KDTree is generally seen as the baseline spatial indexing tree. Our other trees scale better with dimensionality or provide better results depending on the nature of the dataset used, see `docs/spatial.md` & `docs/agg_tree.md` for more detailed information.

## Models
IronForest also includes a variety of models. Many of these leverage our spatial trees or other parts of our exsiting infrastructure but they aren't our core focus.

- Decision Trees
- Random Forest
- Isolation Forest
- Linear Regression
- Local Regression
- KNN Regression & Classification

## Supporting Modules

These modules are not the primary focus of the library but we still expose them through our python bindings. Numpy and SciPy should be preffered if a wider array of linear algebra and statistical methods are needed, all our functions support `ArrayLike` inputs, which can be numpy NdArrays, python lists or our own internal Array object.

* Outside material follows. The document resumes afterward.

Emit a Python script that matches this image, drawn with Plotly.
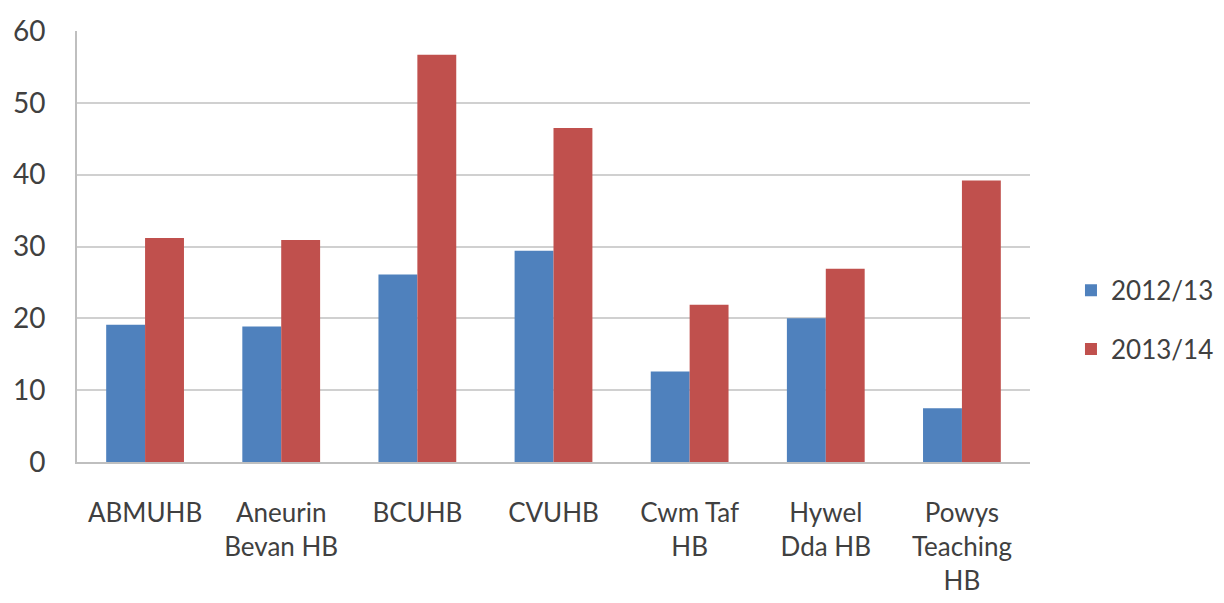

Our arrays can also be converted to alternative  formats via to_numpy() & tolist() for display and use alongside other libraries. We also support the numpy array protocol.

### Array
- An N-dimensional array object with broadcasting
- Matrix operations & constructors
- Zero copy interop with contigious numpy arrays via `to_numpy()` & `from_numpy()`

### NdUtils
- Array constructors
- numpy conversions
- Column stack (additional stack methods planned)
- Linspace

### Random
`Generator` object that can sample from uniform, normal, lognormal, gamma and beta distributions.

### Linalg
- Standard matrix methods and constructors.
- cholesky and eigen and qr decomposition.
- Least Squares & Weighted Least Squares solver.

### Stats
- Basic statistical methods for `Array` objects, mean, median, var std, and quantile.
- Pearson and Spearman correlation.

## Rationale

This project very much started out as a learning project, which is primarily why we dip into many niches that are already covered within the python ecosystem. Going forward however the focus is on our spatial & models modules. IronForest will never be a fully fledged alternative to the likes of scikit-learn, nor will it ever be competitve with some of the state of the art aNN libraries for high speed aNN queries on large datasets. 

What we will provide is an easy to use API alongside high performance while maintaing zero dependencies. Currently our spatial module is in a fairly good spot, but our models can and will be improved in this regard. Any bugs reports would be much appreciated and I'm open to feature requests that align with the above stated goals.